“How about a nice cup of tea?” Asked Mrs. Sputnik-Putarski.
Of course, if Ben had been more versed in historical alliterations he would have realized that, Sputnik being in her name, Mrs. Sputnik-Putarsky was probably a Russian spy, and that the Sputnik was a reference to the famous Sputnik sattelite which had been launched into orbit by the Russians in 1957. Sadly, Ben was entirely oblivious to this piece of somewhat arcane historical trivia.
“I would love a cup of tea.” Ben smiled.
The tea was delicious. It gave Ben a warm, cozy feeling all the way down to his toe. He began to get sleepy. His head began to nod.
Now it was Mrs. Sputnik-Putarsky’s turn to smile. Everything was going exactly to plan. She snapped her fingers, and a hoard of men in hazmat suits entered the room.
When Ben woke up he had no idea where he was. Nothing seemed familiar, and his feet were cramped. He tried to reposition his legs, but he didn’t have any room. There was a small window next to his head. By craning his neck just right he was able to catch a glimpse out of it.
Could that be? No. It was impossible.
And yet, it was true. Ben was in low earth orbit.
Photo by samer daboul on Pexels.com
Perhaps if Ben had heard her first name, Yuri, he’d have wised up right away.

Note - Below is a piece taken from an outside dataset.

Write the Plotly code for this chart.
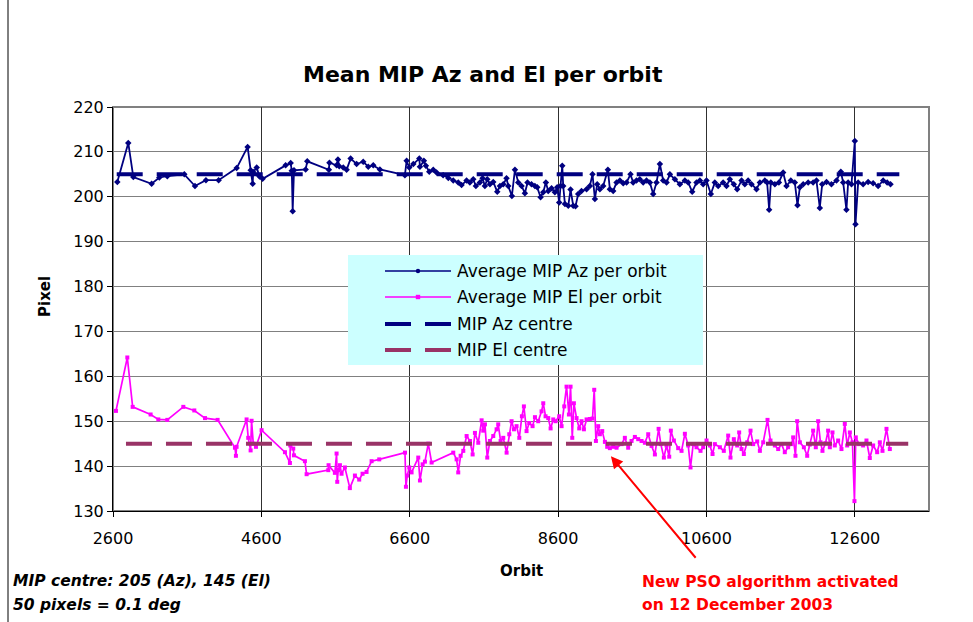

Maybe. But Ben was never the brightest bulb.
Now he’s a celestial one.
Ha!
Happened to me once! When I looked down there was a dog getting overly familiar with my leg!
Yep. Been there.
This is why I drink coffee, and not tea.
Exactly.
I was ok with the Sputnik reference (I’m old enough to remember it for real) but it was the word “hazmat” that I had to look up!
Something to do with flooring, I think.